Drink a nice pinot grigio while its simmering. Or whatever.
Then carefully transfer portions of the piping hot soup to a food processor or blender. Its hot. Do it in reasonable portions. Purée it smooth. It will be very thick. You can add more stock or start to work in some dairy... half and half, cream, some use cream cheese.
You'll want a reserve bowl that can hold the volume of soup as you empty the processor and purée the next batch. I don't think I've ever done more than three batches. Then return the soup to the stock pot.
Med low heat to warm. At this point I want to season it and add dairy for richness. Salt, pepper, nutmeg, some cayenne or curry. Cut it to the viscosity you want with the stock and/or cream. Extend the recipe to make more by adding some canned pumpkin. Or not.
This is a hearty soup. Its rich. I like it served in smallerish bowls with a warmed, great crusted bread alongside. If using a bigger bowl, don't fill it. Let them go back for more if needed. I like it, but a little goes a long way... and I really prefer to have that warm baguette alongside to dip in and give some texture.

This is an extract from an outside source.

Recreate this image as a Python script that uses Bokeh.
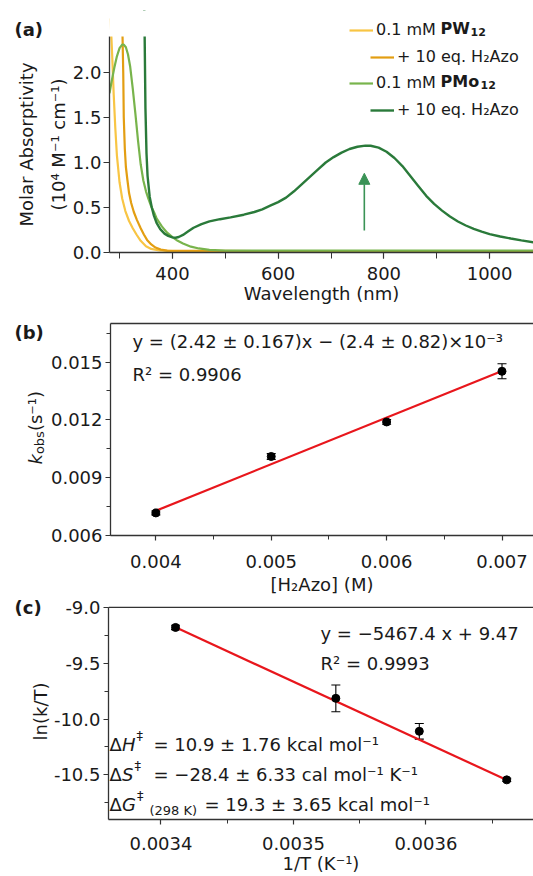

Sprinkle a little nutmeg on the top. Maybe swirl in a little cream for color contrast or give a spoonfull of sour cream. Love the bold orange color against a crisp white dish.
I almost always make this at xmas, along with the celery leek soup, and give people the option of choosing. Its almost always about half and half, though more seem to favor the leek soup.
The most annoying part is probably cutting the squash and cleaning the food processor. You don't have that much prep, it is not something you have to watch constantly, and you can save seasoning mistakes easily.
Aurora_Bell
Aug 5, 2010, 10:38 PM
:::drool::: Thank you! Copy pasted and printed, will let you know when I make it! Sounds absolutely delicious!
kp2171
Aug 5, 2010, 10:48 PM
It works. Good ingredients make good food.
It reminds me of a tomato bisque without being tomato. Ish. y. ;)
Good flavor and rich, but you need something to give some structure and different texture... like the bread.